Brendel has performed on all the major opera stages in Germany (Hamburg State Opera, both the Deutsche Oper and the Staatsoper in Berlin, Dresden) and throughout Europe (Vienna, Milan, London, Paris, Bayreuth, Dresden, Amsterdam, Lisbon, Madrid), in Tokyo, and in the United States (New York, Chicago, San Francisco, Los Angeles, Dallas). Since Brendel's debut at the Metropolitan Opera in 1975, age 27, as Count Almaviva, he has sung 91 performances there through 2007 in Mozart (Papageno), Verdi (Germont, Miller), Wagner (Amfortas), Puccini (Sharpless), J. Strauß (Dr. Falke and Eisenstein), and R. Strauss (Mandryka, Barak, Count in Capriccio, Music Master, Altair). In his Andante on-line review of Brendel's Barak in the new production of Die Frau ohne Schatten in 2001, Paul Griffiths catches the essence of the baritone in so many of his roles: "Wolfgang Brendel is extraordinarily resourceful. With his subtle control of color and phrasing, he can suggest a man fiercely resolute, tired or ironically self-dismissive, yet always good and trustworthy. He sings with melodious ease: the entire part comes across as the man's natural mode of expression."
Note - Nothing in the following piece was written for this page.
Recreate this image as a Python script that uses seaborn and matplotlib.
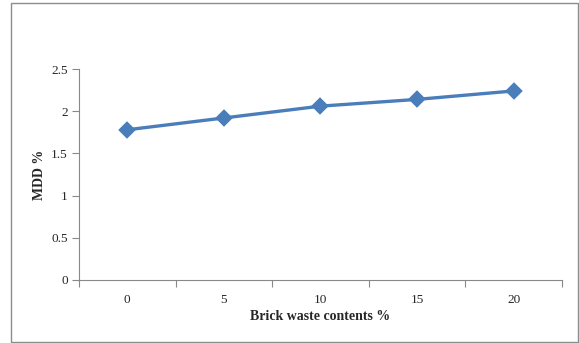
import seaborn as sns
import matplotlib.pyplot as plt
import matplotlib.patches as patches
from matplotlib.ticker import FixedLocator
import pandas as pd

contents = ["0", "5", "10", "15", "20"]
mdd = [1.78, 1.92, 2.06, 2.14, 2.24]

df = pd.DataFrame({"content": contents, "mdd": mdd})

sns.set_style("white")
plt.rcParams["font.family"] = ["Liberation Serif", "DejaVu Serif"]

fig = plt.figure(figsize=(5.79, 3.43), dpi=100)
ax = fig.add_axes([0.1364, 0.1837, 0.8342, 0.6151])

sns.pointplot(data=df, x="content", y="mdd", ax=ax, color="#4A7EBB",
              markers="D", linestyles="-", markersize=7, linewidth=2.4)

ax.set_xlim(-0.5, 4.5)
ax.set_ylim(0, 2.5)
ax.set_yticks([0, 0.5, 1, 1.5, 2, 2.5], ["0", "0.5", "1", "1.5", "2", "2.5"])

ax.xaxis.set_minor_locator(FixedLocator([-0.5, 0.5, 1.5, 2.5, 3.5, 4.5]))
ax.tick_params(axis="x", which="major", length=0, pad=10, labelsize=9.5)
ax.tick_params(axis="x", which="minor", length=5, width=0.8, color="#888888", direction="out", bottom=True)
ax.tick_params(axis="y", length=5, width=0.8, color="#888888", direction="out", left=True, labelsize=9.5, pad=3)

for s in ["top", "right"]:
    ax.spines[s].set_visible(False)
for s in ["left", "bottom"]:
    ax.spines[s].set_color("#888888")
    ax.spines[s].set_linewidth(0.8)

ax.set_xlabel("Brick waste contents %", fontsize=10, fontweight="bold", labelpad=3)
ax.set_ylabel("MDD %", fontsize=10, fontweight="bold", labelpad=4)

border = patches.Rectangle((11 / 579, 1 / 343), 567 / 579, 339 / 343, transform=fig.transFigure,
                           fill=False, edgecolor="#8c8c8c", linewidth=1.0)
fig.patches.append(border)

fig.savefig("out.png", dpi=100)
Brendel, for many years a professor of voice at the Munich Hochschule für Musik und Theater, as of fall, 2011, is Professor of Practice at the Jacobs School of Music, Indiana University, Bloomington, Indiana. In 1997 he was awarded the Cross of the Order of Merit of the Federal Republic of Germany. His most recent appearances have been as Scarpia, Mandryka, Sachs, Eisenstein, and Holländer.

==Recordings==
While most of the studio recordings Brendel made are not currently available (e.g., I pagliacci, a German-language La bohème), a few are: Die Fledermaus (Previn, 1999), in which he is the Eisenstein, Schumann's Das Paradies und die Peri (Giulini, 1974), Brahms’ Deutsches Requiem (Sinopoli), highlights of Die Zauberflöte (Haitink; the complete recording is out of print), and two discs of arias (Orfeo).

A good number of his live performances are documented on DVD and CD. He can be seen as the High Priest in Samson et Dalila (San Francisco, 1981), Papageno (Munich, 1983), Eugene Onegin (Chicago, 1985), Dr. Falke (Munich, 1987), Wolfram (Bayreuth, 1989), Sachs (Deutsche Oper Berlin, 1995), Mandryka (MET, 1995), and the Music Master in "Ariadne auf Naxos" (MET, 2003); there are also DVDs of his Posa (Barcelona, 1985) and Germont (Madrid, 1990) in limited circulation.

He was featured in made-for-televisions films of two J. Strauss operettas: Eine Nacht in Venedig (1975) and Der Zigeunerbaron (1976). CDs in circulation of complete live performances – some quite rare – include: his Germont under Kleiber from at least two different Munich performances (1975 and 1977), a youthful Wolfram (Perugia, 1972) and Guglielmo (Munich, 1978), both under Sawallisch, Posa (Munich, 1977; San Francisco, 1979; Munich, 1983), Count Almaviva (Munich, 1983), Onegin (Vienna, 1988), Enrico (London, 1988), Amfortas (Milan, 1991; New York, 1995), di Luna (Munich, 1992), and Mandryka (Munich, 2001). A CD exists of a Deutsches Requiem with the Bavarian Radio Symphony Orchestra under Kubelik (1978).